TO BE DONE: Without the pictures, repeat the listing character for character.

--------------------------------

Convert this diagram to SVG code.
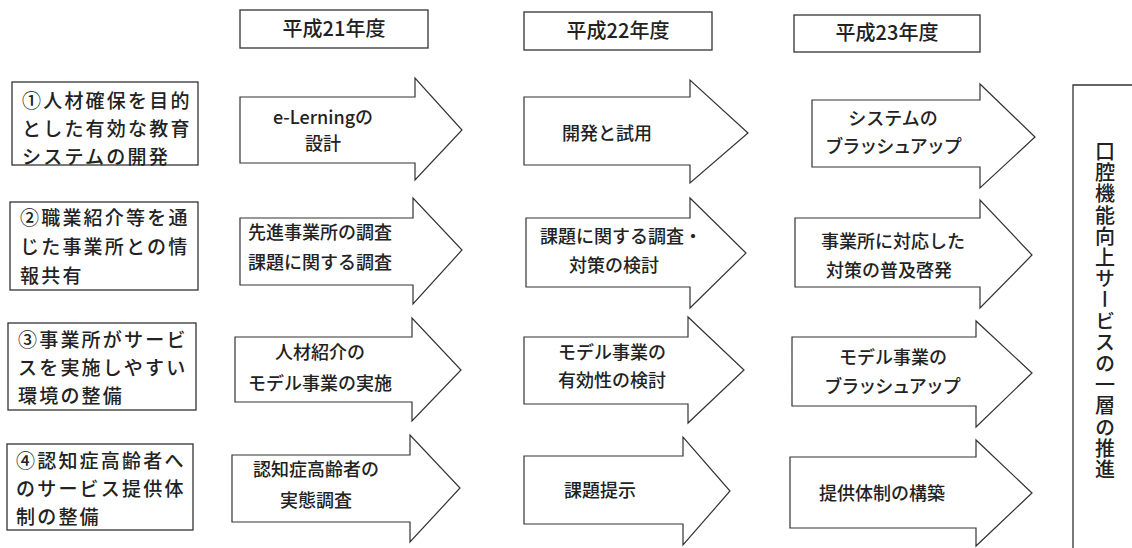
<svg xmlns="http://www.w3.org/2000/svg" width="1132" height="548" viewBox="0 0 1132 548">
<style>
.box{fill:#fff;stroke:#333;stroke-width:1.3}
.arr{fill:#fff;stroke:#333;stroke-width:1.2;stroke-linejoin:miter}
text{font-family:"Noto Sans CJK JP","Noto Sans CJK SC",sans-serif;fill:#222;font-weight:500}
.hd{font-size:20px;text-anchor:middle}
.lb{font-size:19px;letter-spacing:2.2px}
.at{font-size:18px;text-anchor:middle}
.vt{font-size:20px;writing-mode:vertical-rl;text-anchor:middle;letter-spacing:1.2px}
</style>
<rect width="1132" height="548" fill="#fff"/>
<g id="headers">
<g id="h21"><rect class="box" x="240" y="10" width="188" height="38"/><text class="hd" x="334" y="36">平成21年度</text></g>
<g id="h22"><rect class="box" x="524" y="12" width="188" height="38"/><text class="hd" x="618" y="38">平成22年度</text></g>
<g id="h23"><rect class="box" x="794" y="15" width="186" height="37"/><text class="hd" x="887" y="40">平成23年度</text></g>
</g>
<g id="goals">
<g id="g1"><rect class="box" x="12" y="82" width="186" height="83"/>
<text class="lb" x="22" y="108">①人材確保を目的</text><text class="lb" x="22" y="136">とした有効な教育</text><text class="lb" x="22" y="164">システムの開発</text></g>
<g id="g2"><rect class="box" x="10" y="202" width="188" height="88"/>
<text class="lb" x="20" y="225">②職業紹介等を通</text><text class="lb" x="20" y="254">じた事業所との情</text><text class="lb" x="20" y="283">報共有</text></g>
<g id="g3"><rect class="box" x="8" y="323" width="188" height="87"/>
<text class="lb" x="18" y="347">③事業所がサービ</text><text class="lb" x="18" y="375">スを実施しやすい</text><text class="lb" x="18" y="403">環境の整備</text></g>
<g id="g4"><rect class="box" x="7" y="444" width="186" height="86"/>
<text class="lb" x="16" y="468">④認知症高齢者へ</text><text class="lb" x="16" y="496">のサービス提供体</text><text class="lb" x="16" y="524">制の整備</text></g>
</g>
<g id="col21">
<g id="a11"><path class="arr" d="M240,97 H415 V78 L462,130 L415,180 V163 H240 Z"/><text class="at" x="323" y="124">e-Lerningの</text><text class="at" x="323" y="150">設計</text></g>
<g id="a12"><path class="arr" d="M240,218 H413 V198 L462,250 L413,304 V285 H240 Z"/><text class="at" x="320" y="239">先進事業所の調査</text><text class="at" x="320" y="269">課題に関する調査</text></g>
<g id="a13"><path class="arr" d="M235,337 H412 V318 L461,370 L412,421 V402 H235 Z"/><text class="at" x="320" y="359">人材紹介の</text><text class="at" x="320" y="390">モデル事業の実施</text></g>
<g id="a14"><path class="arr" d="M232,455 H410 V435 L460,488 L410,542 V522 H232 Z"/><text class="at" x="316" y="476">認知症高齢者の</text><text class="at" x="316" y="507">実態調査</text></g>
</g>
<g id="col22">
<g id="a21"><path class="arr" d="M524,97 H690 V80 L748,133 L690,183 V165 H524 Z"/><text class="at" x="607" y="140">開発と試用</text></g>
<g id="a22"><path class="arr" d="M526,218 H690 V198 L746,253 L690,308 V287 H526 Z"/><text class="at" x="621" y="243">課題に関する調査・</text><text class="at" x="614" y="272">対策の検討</text></g>
<g id="a23"><path class="arr" d="M524,337 H688 V317 L744,370 L688,423 V404 H524 Z"/><text class="at" x="612" y="359">モデル事業の</text><text class="at" x="612" y="387">有効性の検討</text></g>
<g id="a24"><path class="arr" d="M524,456 H683 V437 L730,491 L683,545 V524 H524 Z"/><text class="at" x="600" y="497">課題提示</text></g>
</g>
<g id="col23">
<g id="a31"><path class="arr" d="M812,100 H980 V84 L1035,137 L980,188 V167 H812 Z"/><text class="at" x="893" y="125">システムの</text><text class="at" x="893" y="153" letter-spacing="-1">ブラッシュアップ</text></g>
<g id="a32"><path class="arr" d="M795,218 H980 V200 L1032,255 L980,308 V287 H795 Z"/><text class="at" x="893" y="248">事業所に対応した</text><text class="at" x="889" y="277">対策の普及啓発</text></g>
<g id="a33"><path class="arr" d="M792,337 H976 V321 L1032,373 L976,427 V406 H792 Z"/><text class="at" x="893" y="364">モデル事業の</text><text class="at" x="892" y="393" letter-spacing="-1">ブラッシュアップ</text></g>
<g id="a34"><path class="arr" d="M790,457 H976 V440 L1032,493 L976,546 V528 H790 Z"/><text class="at" x="882" y="500">提供体制の構築</text></g>
</g>
<g id="outcome"><path class="box" d="M1140,85 H1073 V556"/><text class="vt" x="1105" y="311">口腔機能向上サービスの一層の推進</text></g>
</svg>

--------------------------------

CORRECT RESPONSE:
Convert this diagram to SVG code.
<svg xmlns="http://www.w3.org/2000/svg" width="1132" height="548" viewBox="0 0 1132 548">
<style>
.box{fill:#fff;stroke:#333;stroke-width:1.3}
.arr{fill:#fff;stroke:#333;stroke-width:1.2;stroke-linejoin:miter}
text{font-family:"Noto Sans CJK JP","Noto Sans CJK SC",sans-serif;fill:#222;font-weight:500}
.hd{font-size:20px;text-anchor:middle}
.lb{font-size:19px;letter-spacing:2.2px}
.at{font-size:18px;text-anchor:middle}
.vt{font-size:20px;writing-mode:vertical-rl;text-anchor:middle;letter-spacing:1.2px}
</style>
<rect width="1132" height="548" fill="#fff"/>
<g id="headers">
<g id="h21"><rect class="box" x="240" y="10" width="188" height="38"/><text class="hd" x="334" y="36">平成21年度</text></g>
<g id="h22"><rect class="box" x="524" y="12" width="188" height="38"/><text class="hd" x="618" y="38">平成22年度</text></g>
<g id="h23"><rect class="box" x="794" y="15" width="186" height="37"/><text class="hd" x="887" y="40">平成23年度</text></g>
</g>
<g id="goals">
<g id="g1"><rect class="box" x="12" y="82" width="186" height="83"/>
<text class="lb" x="22" y="108">①人材確保を目的</text><text class="lb" x="22" y="136">とした有効な教育</text><text class="lb" x="22" y="164">システムの開発</text></g>
<g id="g2"><rect class="box" x="10" y="202" width="188" height="88"/>
<text class="lb" x="20" y="225">②職業紹介等を通</text><text class="lb" x="20" y="254">じた事業所との情</text><text class="lb" x="20" y="283">報共有</text></g>
<g id="g3"><rect class="box" x="8" y="323" width="188" height="87"/>
<text class="lb" x="18" y="347">③事業所がサービ</text><text class="lb" x="18" y="375">スを実施しやすい</text><text class="lb" x="18" y="403">環境の整備</text></g>
<g id="g4"><rect class="box" x="7" y="444" width="186" height="86"/>
<text class="lb" x="16" y="468">④認知症高齢者へ</text><text class="lb" x="16" y="496">のサービス提供体</text><text class="lb" x="16" y="524">制の整備</text></g>
</g>
<g id="col21">
<g id="a11"><path class="arr" d="M240,97 H415 V78 L462,130 L415,180 V163 H240 Z"/><text class="at" x="323" y="124">e-Lerningの</text><text class="at" x="323" y="150">設計</text></g>
<g id="a12"><path class="arr" d="M240,218 H413 V198 L462,250 L413,304 V285 H240 Z"/><text class="at" x="320" y="239">先進事業所の調査</text><text class="at" x="320" y="269">課題に関する調査</text></g>
<g id="a13"><path class="arr" d="M235,337 H412 V318 L461,370 L412,421 V402 H235 Z"/><text class="at" x="320" y="359">人材紹介の</text><text class="at" x="320" y="390">モデル事業の実施</text></g>
<g id="a14"><path class="arr" d="M232,455 H410 V435 L460,488 L410,542 V522 H232 Z"/><text class="at" x="316" y="476">認知症高齢者の</text><text class="at" x="316" y="507">実態調査</text></g>
</g>
<g id="col22">
<g id="a21"><path class="arr" d="M524,97 H690 V80 L748,133 L690,183 V165 H524 Z"/><text class="at" x="607" y="140">開発と試用</text></g>
<g id="a22"><path class="arr" d="M526,218 H690 V198 L746,253 L690,308 V287 H526 Z"/><text class="at" x="621" y="243">課題に関する調査・</text><text class="at" x="614" y="272">対策の検討</text></g>
<g id="a23"><path class="arr" d="M524,337 H688 V317 L744,370 L688,423 V404 H524 Z"/><text class="at" x="612" y="359">モデル事業の</text><text class="at" x="612" y="387">有効性の検討</text></g>
<g id="a24"><path class="arr" d="M524,456 H683 V437 L730,491 L683,545 V524 H524 Z"/><text class="at" x="600" y="497">課題提示</text></g>
</g>
<g id="col23">
<g id="a31"><path class="arr" d="M812,100 H980 V84 L1035,137 L980,188 V167 H812 Z"/><text class="at" x="893" y="125">システムの</text><text class="at" x="893" y="153" letter-spacing="-1">ブラッシュアップ</text></g>
<g id="a32"><path class="arr" d="M795,218 H980 V200 L1032,255 L980,308 V287 H795 Z"/><text class="at" x="893" y="248">事業所に対応した</text><text class="at" x="889" y="277">対策の普及啓発</text></g>
<g id="a33"><path class="arr" d="M792,337 H976 V321 L1032,373 L976,427 V406 H792 Z"/><text class="at" x="893" y="364">モデル事業の</text><text class="at" x="892" y="393" letter-spacing="-1">ブラッシュアップ</text></g>
<g id="a34"><path class="arr" d="M790,457 H976 V440 L1032,493 L976,546 V528 H790 Z"/><text class="at" x="882" y="500">提供体制の構築</text></g>
</g>
<g id="outcome"><path class="box" d="M1140,85 H1073 V556"/><text class="vt" x="1105" y="311">口腔機能向上サービスの一層の推進</text></g>
</svg>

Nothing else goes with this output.